After having his season-long streak of final-round appearances stopped last weekend in Houston, Edwards worked his Penhall/K&N/Interstate Pontiac right back to the money round in Las Vegas, the 44th of his Pro Stock career and his fifth this season. As usual, Edwards, the low qualifier, also had the quickest run of each round, running 6.72 to beat Rickie Jones, 6.74 to trailer Warren Johnson, and 6.73 to defeat one of the event sponsor’s cars, the Summit Pontiac of Greg Anderson, which fell with a 6.75.

Stanfield, in his Nitro Fish Pontiac, reached his second final of the year – he also advanced to the four-wide finale in Charlotte, where he finished third – by upsetting lower-qualified Shane Gray on a first-round holeshot, 6.79 to 6.77, then beating Rodger Brogdon in round two with a steady 6.80. Another 6.79 ended Ron Krisher’s second straight good outing in the semifinals and pushed Stanfield into his 13th Pro Stock final and 34th overall.

In Lucas Oil action, a pair of supercharged entries battled for Top Alcohol Dragster honors, which went easily to Shawn Cowie, who scored on Joey Severance’s red-light. Jay Payne drove his FireIce Mustang to his 37th win, taking Top Alcohol Funny Car honors over Sean O’Bannon’s Monte Carlo. The win was significant to Payne because it moved him into the top 25 of all-time NHRA winners, tied with Peter Biondo.

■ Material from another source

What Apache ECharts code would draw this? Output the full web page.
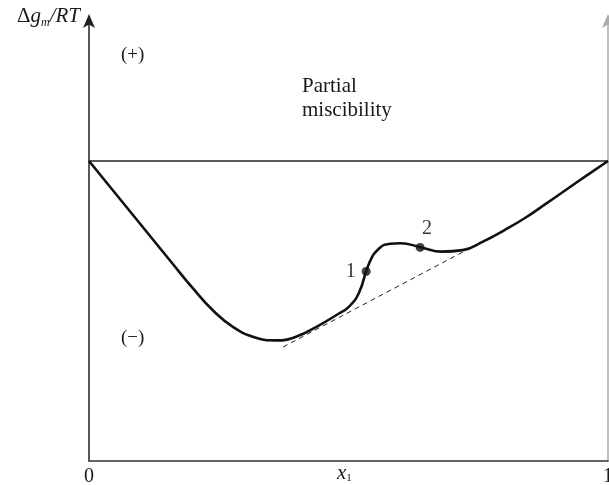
<!DOCTYPE html>
<html>
<head>
<meta charset="utf-8">
<script src="https://cdn.jsdelivr.net/npm/echarts@6/dist/echarts.min.js"></script>
<style>
  html, body { margin: 0; padding: 0; background: #fff; }
  #chart { width: 609px; height: 485px; }
</style>
</head>
<body>
<div id="chart"></div>
<script>
// curve (x1 from 0 to 1, Δg/RT with 0 at the pure-component line)
var curveX = [0, 0.04, 0.08, 0.12, 0.16, 0.20, 0.24, 0.28, 0.32, 0.36, 0.40, 0.44, 0.48, 0.50,
  0.52, 0.54, 0.56, 0.58, 0.60, 0.64, 0.68, 0.72, 0.76, 0.80, 0.84, 0.88, 0.92, 0.96, 1.00];
var curveY = [0, -0.085, -0.170, -0.255, -0.340, -0.424, -0.500, -0.556, -0.588, -0.598, -0.585, -0.551, -0.510, -0.487,
  -0.440, -0.340, -0.290, -0.276, -0.274, -0.288, -0.302, -0.297, -0.268, -0.231, -0.190, -0.143, -0.095, -0.047, 0];
var tangentX = [0.374, 0.724];
var tangentY = [-0.620, -0.300];
var pointX = [0.534, 0.638];
var pointY = [-0.368, -0.288];
var pointNames = ['1', '2'];
var baseX = [0, 1];
var baseY = [0, 0];

var serif = '"Liberation Serif", "DejaVu Serif", serif';
var ink = '#1a1a1a';

function zip(xs, ys) {
  return xs.map(function (x, i) { return [x, ys[i]]; });
}

var chart = echarts.init(document.getElementById('chart'));
chart.setOption({
  animation: false,
  grid: { left: 89, right: 1, top: 20, bottom: 24, outerBoundsMode: 'none', containLabel: false },
  xAxis: {
    type: 'value',
    min: 0,
    max: 1,
    interval: 1,
    axisLine: { onZero: false, lineStyle: { color: '#333', width: 1.5 } },
    axisTick: { show: false },
    splitLine: { show: false },
    axisLabel: { fontFamily: serif, fontSize: 20, color: ink, margin: 6 }
  },
  yAxis: [{
    type: 'value',
    min: -1,
    max: 0.47,
    axisLine: {
      show: true,
      onZero: false,
      symbol: ['none', 'arrow'],
      symbolSize: [9, 14],
      symbolOffset: [0, 6],
      lineStyle: { color: '#222', width: 1.5 }
    },
    axisTick: { show: false },
    axisLabel: { show: false },
    splitLine: { show: false }
  }, {
    type: 'value',
    position: 'right',
    min: -1,
    max: 0.47,
    axisLine: {
      show: true,
      onZero: false,
      symbol: ['none', 'arrow'],
      symbolSize: [9, 14],
      symbolOffset: [0, 6],
      lineStyle: { color: '#aaa', width: 1.5 }
    },
    axisTick: { show: false },
    axisLabel: { show: false },
    splitLine: { show: false }
  }],
  graphic: [
    {
      type: 'text', right: 529, top: 6,
      style: {
        text: '{n|Δ}{i|g}{m|m}{i|/RT}',
        rich: {
          n: { fontFamily: serif, fontSize: 21, fill: ink },
          i: { fontFamily: serif, fontStyle: 'italic', fontSize: 21, fill: ink },
          m: { fontFamily: serif, fontStyle: 'italic', fontSize: 12, fill: ink, padding: [12, 0, 0, 0] }
        }
      }
    },
    {
      type: 'text', left: 337, top: 463,
      style: {
        text: '{i|x}{s|1}',
        rich: {
          i: { fontFamily: serif, fontStyle: 'italic', fontSize: 21, fill: ink },
          s: { fontFamily: serif, fontSize: 11, fill: ink, padding: [10, 0, 0, 0] }
        }
      }
    },
    { type: 'text', left: 121, top: 46, style: { text: '(+)', fontFamily: serif, fontSize: 19, fill: ink } },
    { type: 'text', left: 302, top: 74, style: { text: 'Partial\nmiscibility', fontFamily: serif, fontSize: 21, lineHeight: 24, fill: ink } },
    { type: 'text', left: 121, top: 329, style: { text: '(−)', fontFamily: serif, fontSize: 19, fill: ink } }
  ],
  series: [
    {
      type: 'line',
      data: zip(baseX, baseY),
      symbol: 'none',
      lineStyle: { color: '#222', width: 1.5 }
    },
    {
      type: 'line',
      data: zip(tangentX, tangentY),
      symbol: 'none',
      lineStyle: { color: '#222', width: 1, type: [5, 4] }
    },
    {
      type: 'line',
      data: zip(curveX, curveY),
      symbol: 'none',
      smooth: 0.5,
      lineStyle: { color: '#111', width: 2.6 }
    },
    {
      type: 'scatter',
      data: pointX.map(function (x, i) {
        return {
          value: [x, pointY[i]],
          name: pointNames[i],
          label: i === 0
            ? { position: 'left', distance: 6 }
            : { position: 'top', distance: 4, offset: [7, 0] }
        };
      }),
      symbolSize: 9,
      itemStyle: { color: '#111' },
      label: {
        show: true,
        formatter: '{b}',
        fontFamily: serif,
        fontSize: 20,
        color: '#000'
      },
      z: 5
    }
  ]
});
</script>
</body>
</html>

Las Vegas resident Justin Lamb used the home-track advantage to his credit, wheeling his SS/DM ’09 Cobalt to victory against Brad Plourd’s SS/AM ’05 Cavalier by just .005-second. In other action, Larry Gilley was .001 on the Tree in the Stock final with his E/SA ’69 Dart to defeat Mick Alley and his AA/SA ’69 Camaro, and Dick Vander Meer edged Thomas Bayer for Super Comp glory. Former world champ and class veteran Mike Ferderer collected again in Super Gas with his ’06 Grand Am, defeating Dennis Paz and his ’41 Willys.